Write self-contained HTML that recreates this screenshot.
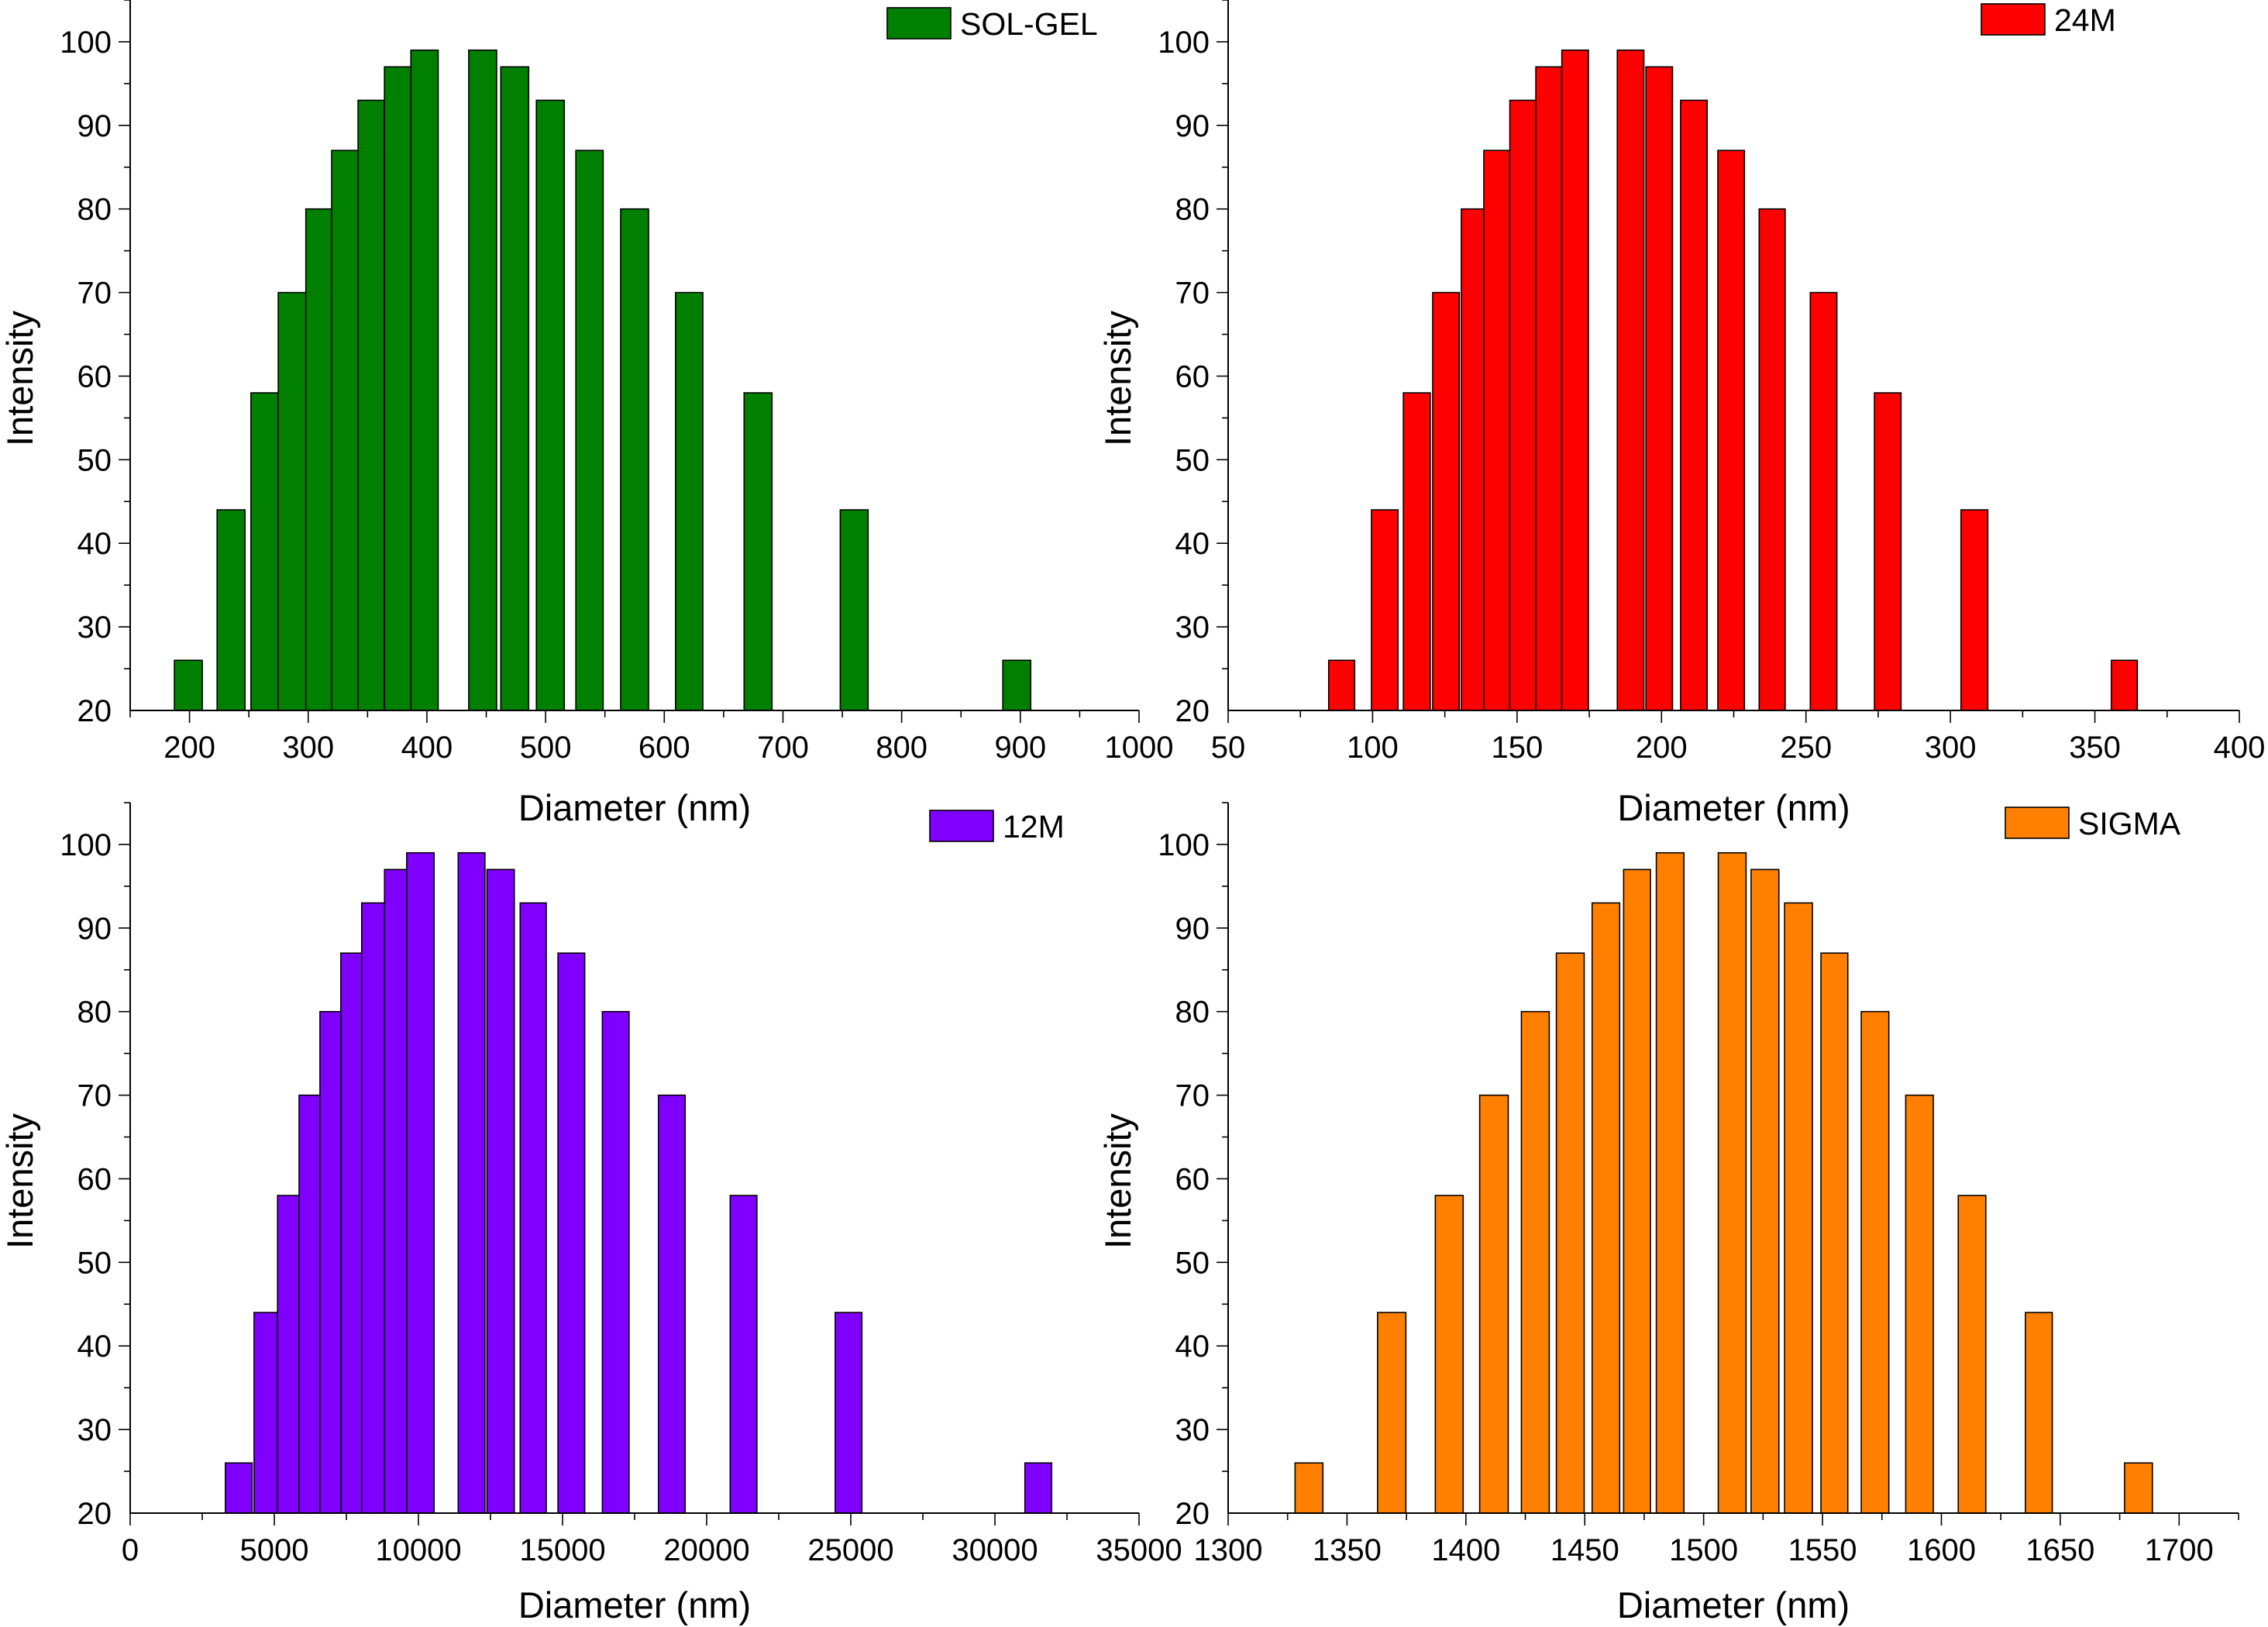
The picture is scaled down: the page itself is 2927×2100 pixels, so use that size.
<!DOCTYPE html>
<html><head><meta charset="utf-8"><style>
html,body{margin:0;padding:0;background:#fff;}
svg{display:block;font-family:"Liberation Sans",Arial,sans-serif;}
</style></head><body>
<svg id="c" width="2927" height="2100" viewBox="0 0 2927 2100" xmlns="http://www.w3.org/2000/svg"></svg>
<script>
// ---- data ----
const solgelCenters=[199,235,263.5,286.5,309,331,353,375.5,398,447,474,504,537,575,621,679,760,897];
const solgelWidths=[23.5,23.5,23.5,23.5,22,22.5,22,22.5,23,23.5,23.5,23.5,23,23.5,23,23.5,23.5,23.5];
const solgelValues=[26,44,58,70,80,87,93,97,99,99,97,93,87,80,70,58,44,26];
const m24Centers=[89.3,104.2,115.3,125.4,134.6,143,152,161,170.1,189.3,199.2,211.2,224.1,238.3,256.1,278.3,308.3,360.2];
const m24Widths=[9,9.2,9.3,9.2,7.8,9,9,9,9.2,9.2,9.2,9.2,9.2,9,9.2,9.2,9.3,9];
const m24Values=[26,44,58,70,80,87,93,97,99,99,97,93,87,80,70,58,44,26];
const m12Centers=[3767,4706,5487,6222,6946,7670,8428,9209,10068,11844,12851,13982,15306,16845,18790,21279,24922,31505];
const m12Widths=[928,814,747,724,724,724,792,769,950,928,950,904,928,927,927,927,927,928];
const m12Values=[26,44,58,70,80,87,93,97,99,99,97,93,87,80,70,58,44,26];
const sigmaCenters=[1334,1368.8,1393,1411.8,1429.2,1443.9,1458.9,1472,1485.9,1512,1525.8,1539.9,1555,1572.1,1590.8,1612.9,1641,1682.9];
const sigmaWidths=[11.7,11.9,11.7,12,11.7,11.7,11.6,11.3,11.6,11.7,11.7,11.7,11.3,11.6,11.6,11.6,11.3,11.7];
const sigmaValues=[26,44,58,70,80,87,93,97,99,99,97,93,87,80,70,58,44,26];
const yTickLabels=["20","30","40","50","60","70","80","90","100"];
const xTicksSolgel=["200","300","400","500","600","700","800","900","1000"];
const xTicks24=["50","100","150","200","250","300","350","400"];
const xTicks12=["0","5000","10000","15000","20000","25000","30000","35000"];
const xTicksSigma=["1300","1350","1400","1450","1500","1550","1600","1650","1700"];

const NS="http://www.w3.org/2000/svg";
const svg=document.getElementById('c');
function mk(tag,attrs,parent){const e=document.createElementNS(NS,tag);for(const k in attrs)e.setAttribute(k,attrs[k]);(parent||svg).appendChild(e);return e;}

function panel(cfg){
  const g=mk('g',{});
  
  
  const X=v=>cfg.px0+(v-cfg.x0)/(cfg.x1-cfg.x0)*(cfg.px1-cfg.px0);
  const Y=v=>cfg.py0-(v-20)/(105-20)*(cfg.py0-cfg.py1);
  for(let i=0;i<cfg.centers.length;i++){
    const l=X(cfg.centers[i]-cfg.widths[i]/2), r=X(cfg.centers[i]+cfg.widths[i]/2), t=Y(cfg.values[i]);
    const b=mk('rect',{x:l,y:t,width:r-l,height:cfg.py0-t,fill:cfg.color,stroke:'#000','stroke-width':1.6},g);
    
    
  }
  const ax=mk('path',{d:`M${cfg.px0},${cfg.py1} V${cfg.py0} H${cfg.px1}`,fill:'none',stroke:'#000','stroke-width':2},g);
  
  
  for(let v=25;v<=105;v+=5){
    const major=v%10===0, y=Y(v);
    mk('line',{x1:cfg.px0-(major?15:8),x2:cfg.px0,y1:y,y2:y,stroke:'#000','stroke-width':1.6},g);
  }
  yTickLabels.forEach(s=>{
    const t=mk('text',{x:cfg.px0-24,y:Y(+s)+14,'text-anchor':'end','font-size':40},g);
    t.textContent=s;
    
    
  });
  for(let v=cfg.x0;v<=cfg.x1+1e-9;v+=cfg.minor){
    const major=Math.abs((v-cfg.majorStart)/cfg.major-Math.round((v-cfg.majorStart)/cfg.major))<1e-6;
    const x=X(v);
    mk('line',{x1:x,x2:x,y1:cfg.py0,y2:cfg.py0+(major?16:9),stroke:'#000','stroke-width':1.6},g);
  }
  cfg.xLabels.forEach(s=>{
    const t=mk('text',{x:X(+s),y:cfg.py0+61,'text-anchor':'middle','font-size':40},g);
    t.textContent=s;
    
    
  });
  const xt=mk('text',{x:(cfg.px0+cfg.px1)/2,y:cfg.py0+cfg.titleOff,'text-anchor':'middle','font-size':47},g);
  xt.textContent='Diameter (nm)';
  
  
  const cy=(cfg.py0+cfg.py1)/2+30;
  const yt=mk('text',{x:cfg.px0-126,y:cy,'text-anchor':'middle','font-size':47,transform:`rotate(-90 ${cfg.px0-126} ${cy})`},g);
  yt.textContent='Intensity';
  
  
  const lg=mk('g',{},g);
  
  
  mk('rect',{x:cfg.lx,y:cfg.ly,width:82,height:40,fill:cfg.color,stroke:'#000','stroke-width':1.6},lg);
  const lt=mk('text',{x:cfg.lx+94,y:cfg.ly+35,'font-size':41},lg);
  lt.textContent=cfg.label;
}

panel({name:'sol-gel',color:'#007f00',label:'SOL-GEL',centers:solgelCenters,widths:solgelWidths,values:solgelValues,
  x0:150,x1:1000,px0:168,px1:1470,py0:917,py1:0,minor:50,major:100,majorStart:200,xLabels:xTicksSolgel,lx:1145,ly:10,titleOff:142});
panel({name:'24m',color:'#ff0000',label:'24M',centers:m24Centers,widths:m24Widths,values:m24Values,
  x0:50,x1:400,px0:1585,px1:2890,py0:917,py1:0,minor:25,major:50,majorStart:50,xLabels:xTicks24,lx:2557,ly:5,titleOff:142});
panel({name:'12m',color:'#8000ff',label:'12M',centers:m12Centers,widths:m12Widths,values:m12Values,
  x0:0,x1:35000,px0:168,px1:1470,py0:1953,py1:1036,minor:2500,major:5000,majorStart:0,xLabels:xTicks12,lx:1200,ly:1046,titleOff:135});
panel({name:'sigma',color:'#ff8000',label:'SIGMA',centers:sigmaCenters,widths:sigmaWidths,values:sigmaValues,
  x0:1300,x1:1725,px0:1585,px1:2889,py0:1953,py1:1036,minor:25,major:50,majorStart:1300,xLabels:xTicksSigma,lx:2588,ly:1042,titleOff:135});
</script>
</body></html>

※

EXERCISE =>
The material above holds pictures; copy everything else in it exactly.

CORRECT OUTPUT =>
Write self-contained HTML that recreates this screenshot.
The picture is scaled down: the page itself is 2927×2100 pixels, so use that size.
<!DOCTYPE html>
<html><head><meta charset="utf-8"><style>
html,body{margin:0;padding:0;background:#fff;}
svg{display:block;font-family:"Liberation Sans",Arial,sans-serif;}
</style></head><body>
<svg id="c" width="2927" height="2100" viewBox="0 0 2927 2100" xmlns="http://www.w3.org/2000/svg"></svg>
<script>
// ---- data ----
const solgelCenters=[199,235,263.5,286.5,309,331,353,375.5,398,447,474,504,537,575,621,679,760,897];
const solgelWidths=[23.5,23.5,23.5,23.5,22,22.5,22,22.5,23,23.5,23.5,23.5,23,23.5,23,23.5,23.5,23.5];
const solgelValues=[26,44,58,70,80,87,93,97,99,99,97,93,87,80,70,58,44,26];
const m24Centers=[89.3,104.2,115.3,125.4,134.6,143,152,161,170.1,189.3,199.2,211.2,224.1,238.3,256.1,278.3,308.3,360.2];
const m24Widths=[9,9.2,9.3,9.2,7.8,9,9,9,9.2,9.2,9.2,9.2,9.2,9,9.2,9.2,9.3,9];
const m24Values=[26,44,58,70,80,87,93,97,99,99,97,93,87,80,70,58,44,26];
const m12Centers=[3767,4706,5487,6222,6946,7670,8428,9209,10068,11844,12851,13982,15306,16845,18790,21279,24922,31505];
const m12Widths=[928,814,747,724,724,724,792,769,950,928,950,904,928,927,927,927,927,928];
const m12Values=[26,44,58,70,80,87,93,97,99,99,97,93,87,80,70,58,44,26];
const sigmaCenters=[1334,1368.8,1393,1411.8,1429.2,1443.9,1458.9,1472,1485.9,1512,1525.8,1539.9,1555,1572.1,1590.8,1612.9,1641,1682.9];
const sigmaWidths=[11.7,11.9,11.7,12,11.7,11.7,11.6,11.3,11.6,11.7,11.7,11.7,11.3,11.6,11.6,11.6,11.3,11.7];
const sigmaValues=[26,44,58,70,80,87,93,97,99,99,97,93,87,80,70,58,44,26];
const yTickLabels=["20","30","40","50","60","70","80","90","100"];
const xTicksSolgel=["200","300","400","500","600","700","800","900","1000"];
const xTicks24=["50","100","150","200","250","300","350","400"];
const xTicks12=["0","5000","10000","15000","20000","25000","30000","35000"];
const xTicksSigma=["1300","1350","1400","1450","1500","1550","1600","1650","1700"];

const NS="http://www.w3.org/2000/svg";
const svg=document.getElementById('c');
function mk(tag,attrs,parent){const e=document.createElementNS(NS,tag);for(const k in attrs)e.setAttribute(k,attrs[k]);(parent||svg).appendChild(e);return e;}

function panel(cfg){
  const g=mk('g',{});
  
  
  const X=v=>cfg.px0+(v-cfg.x0)/(cfg.x1-cfg.x0)*(cfg.px1-cfg.px0);
  const Y=v=>cfg.py0-(v-20)/(105-20)*(cfg.py0-cfg.py1);
  for(let i=0;i<cfg.centers.length;i++){
    const l=X(cfg.centers[i]-cfg.widths[i]/2), r=X(cfg.centers[i]+cfg.widths[i]/2), t=Y(cfg.values[i]);
    const b=mk('rect',{x:l,y:t,width:r-l,height:cfg.py0-t,fill:cfg.color,stroke:'#000','stroke-width':1.6},g);
    
    
  }
  const ax=mk('path',{d:`M${cfg.px0},${cfg.py1} V${cfg.py0} H${cfg.px1}`,fill:'none',stroke:'#000','stroke-width':2},g);
  
  
  for(let v=25;v<=105;v+=5){
    const major=v%10===0, y=Y(v);
    mk('line',{x1:cfg.px0-(major?15:8),x2:cfg.px0,y1:y,y2:y,stroke:'#000','stroke-width':1.6},g);
  }
  yTickLabels.forEach(s=>{
    const t=mk('text',{x:cfg.px0-24,y:Y(+s)+14,'text-anchor':'end','font-size':40},g);
    t.textContent=s;
    
    
  });
  for(let v=cfg.x0;v<=cfg.x1+1e-9;v+=cfg.minor){
    const major=Math.abs((v-cfg.majorStart)/cfg.major-Math.round((v-cfg.majorStart)/cfg.major))<1e-6;
    const x=X(v);
    mk('line',{x1:x,x2:x,y1:cfg.py0,y2:cfg.py0+(major?16:9),stroke:'#000','stroke-width':1.6},g);
  }
  cfg.xLabels.forEach(s=>{
    const t=mk('text',{x:X(+s),y:cfg.py0+61,'text-anchor':'middle','font-size':40},g);
    t.textContent=s;
    
    
  });
  const xt=mk('text',{x:(cfg.px0+cfg.px1)/2,y:cfg.py0+cfg.titleOff,'text-anchor':'middle','font-size':47},g);
  xt.textContent='Diameter (nm)';
  
  
  const cy=(cfg.py0+cfg.py1)/2+30;
  const yt=mk('text',{x:cfg.px0-126,y:cy,'text-anchor':'middle','font-size':47,transform:`rotate(-90 ${cfg.px0-126} ${cy})`},g);
  yt.textContent='Intensity';
  
  
  const lg=mk('g',{},g);
  
  
  mk('rect',{x:cfg.lx,y:cfg.ly,width:82,height:40,fill:cfg.color,stroke:'#000','stroke-width':1.6},lg);
  const lt=mk('text',{x:cfg.lx+94,y:cfg.ly+35,'font-size':41},lg);
  lt.textContent=cfg.label;
}

panel({name:'sol-gel',color:'#007f00',label:'SOL-GEL',centers:solgelCenters,widths:solgelWidths,values:solgelValues,
  x0:150,x1:1000,px0:168,px1:1470,py0:917,py1:0,minor:50,major:100,majorStart:200,xLabels:xTicksSolgel,lx:1145,ly:10,titleOff:142});
panel({name:'24m',color:'#ff0000',label:'24M',centers:m24Centers,widths:m24Widths,values:m24Values,
  x0:50,x1:400,px0:1585,px1:2890,py0:917,py1:0,minor:25,major:50,majorStart:50,xLabels:xTicks24,lx:2557,ly:5,titleOff:142});
panel({name:'12m',color:'#8000ff',label:'12M',centers:m12Centers,widths:m12Widths,values:m12Values,
  x0:0,x1:35000,px0:168,px1:1470,py0:1953,py1:1036,minor:2500,major:5000,majorStart:0,xLabels:xTicks12,lx:1200,ly:1046,titleOff:135});
panel({name:'sigma',color:'#ff8000',label:'SIGMA',centers:sigmaCenters,widths:sigmaWidths,values:sigmaValues,
  x0:1300,x1:1725,px0:1585,px1:2889,py0:1953,py1:1036,minor:25,major:50,majorStart:1300,xLabels:xTicksSigma,lx:2588,ly:1042,titleOff:135});
</script>
</body></html>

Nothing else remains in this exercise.